If you had looked at an economic model devised in the 1960’s by William J. Baumol and William G. Bowen from New York University, you would find that some institution’s costs can only be refined down.  They will still rise, but not recklessly.  Teacher evaluation in a public school is one such institution.

Here are examples.

Highly-qualified teachers should have access to technology to save costs.  For instance, some schools use a computer-generated test to determine reading improvement.  Many students can use the same equipment, the computer spits out the score and the tested items, saving time, so teachers can analyze for the next teaching steps.  Still a teacher must boot up the program, supervise students, and keep the equipment, not cheap, in shape.  Outcomes are improved, a teacher evaluation goal, but independent of cost.

In addition, professional development is essential to support excellent teachers and there are good technologically sound training DVD’s, for example, that can be used on-site, over and over, with large groups or small, therefore an efficient and effective staff development tool.*  Still, teachers need to be paid, the computers must be maintained–all costs that remain the same, though the benefits rise.

Many schools, to insure student and program improvement, use a business model called “cycle of inquiry” to set goals, examine how the plan is working, make adjustments, decide on next steps, all an efficient, effective, analytical way to assess progress.  Of course, labor costs aren’t saved by using this procedure in the school, even though good teachers will use these decisions for the student’s benefit.

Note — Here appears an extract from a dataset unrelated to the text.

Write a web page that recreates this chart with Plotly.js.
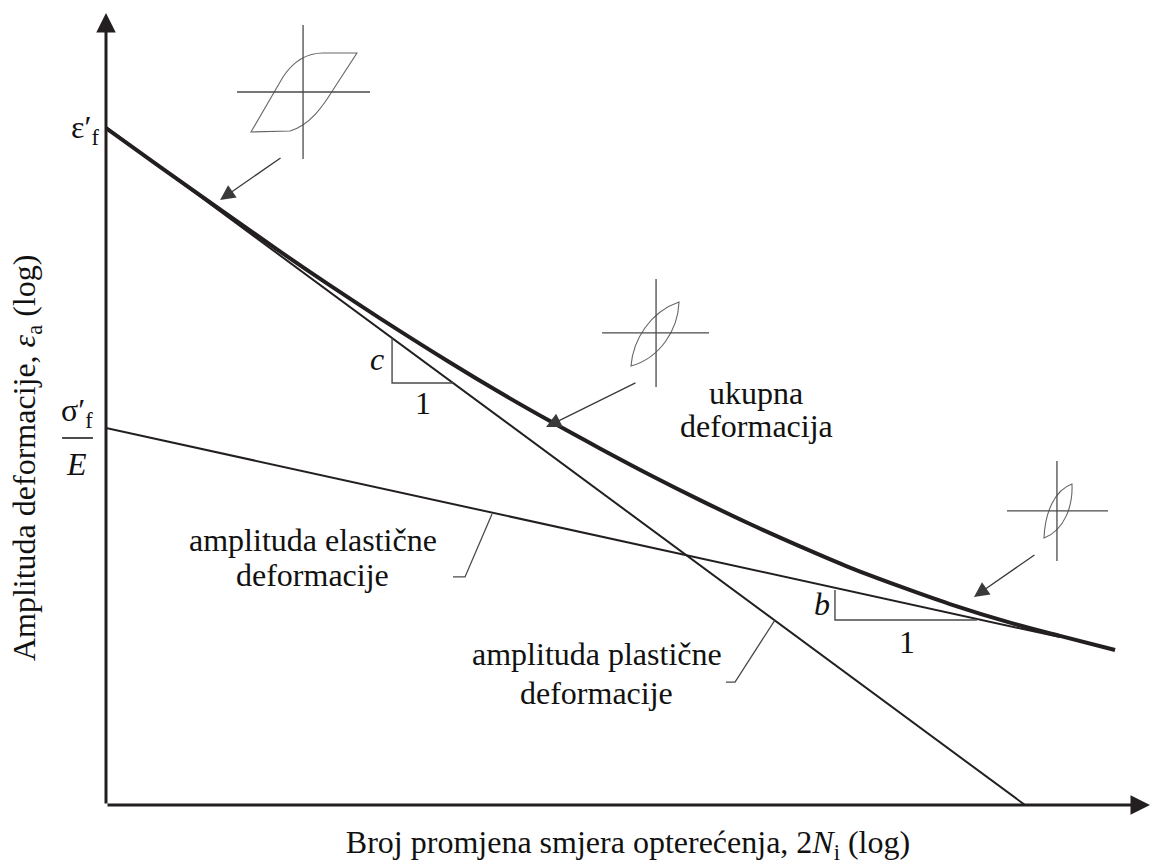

The point is that schools must find ways to improve the infrastructure, the pay schedule, the way time is spent in schools, teacher evaluation, but the costs won’t go down.  Over time, they will rise less rapidly, but there are a fairly consistent number of students and highly-qualified teachers needed to teach them in a safe facility which will need money.

Think about it.  When calculating costs and benefits of their teachers,  state legislatures would do well to look at this view of the education world.

(*Take Care! is an example, found on the website for this blog.)